In this section, I will discuss key considerations for selecting appropriate performance metrics, setting up alert thresholds, analyzing trends and patterns, and balancing proactive and reactive monitoring.
Selecting Appropriate Performance Metrics
Choose metrics that are directly related to the performance and user experience you are targeting. Identify the active applications, servers and networks you are going to monitor and select the relevant metrics.
The metrics you select for monitoring should be actionable, meaning that they provide relevant information that you can use to take a specific action.
Finally do make sure that together these metrics provide a complete view of your infrastructure.
Set up Alert Thresholds and Notifications
First, establish a baseline for all metrics you have identified. Then using internal and industry standards and benchmarks, while considering Service Level Agreements (SLAs), determine appropriate thresholds for each metric.
Using these numbers set up monitoring tools to track the numbers. If the numbers are outside of the established ranges then ensure that configured notifications are sent out to appropriate resources able to correct the issues.
If the monitoring tools allow then alerts should be adjusted based on trends and patterns.
Analyze Trends and Patterns
Routinely review performance data against the established baseline, to identify trends and patterns that may indicate issues or opportunities for improvement.
When issues arise, perform root cause analysis to identify the underlying factors contributing to the problem and develop targeted solutions.
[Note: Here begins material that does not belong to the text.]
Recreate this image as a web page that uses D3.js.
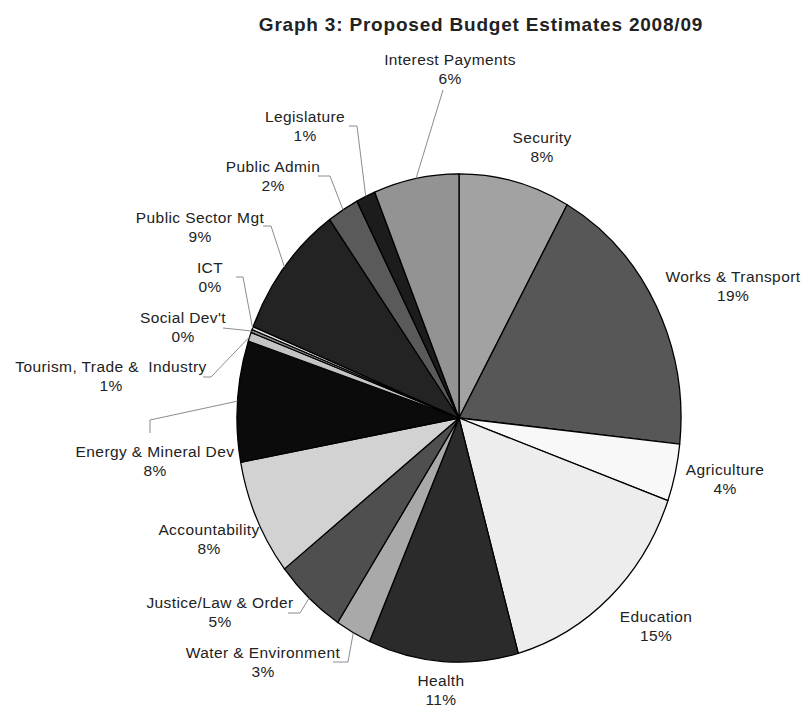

Compare all new data against historical data and trends to make capacity planning and resource allocation decisions.
Summary
By creating a plan to effectively monitor your infrastructure you can ensure the optimal performance and reliability of your applications, servers, and web servers.
Benefits of Effective Monitoring
Active monitoring involves consistently tracking the health and performance of your IT infrastructure. Using this information you identify potential bottlenecks and issues, the goal is to address them before they become critical problems.
In this section, I will discuss the key benefits of active monitoring.
Improved Performance and Reliability
Real-time monitoring provides the ability to detect issues early, so you can resolve them before they impact the end users. By taking preventive measures, the overall stability of the IT infrastructure goes up.
Enhance User Experience
When systems are available and running efficiently, they help provide faster response times for end users. This results in a smooth user experience and reduced downtime.
Informed Decision Making
By active monitoring, you can discover performance trends and patterns, for capacity planning and resource allocation. By consistently monitoring and addressing issues, active monitoring supports a culture of continuous improvement, driving ongoing enhancements to your IT infrastructure and processes. This gives any business a competitive edge over others by offering a superior user experience.
Conclusion
In this post, I have provided metrics that you can add to a checklist for monitoring all of your network and application infrastructure. By keeping track of these metrics, you can proactively address issues, enhance system efficiency, and improve overall business operations.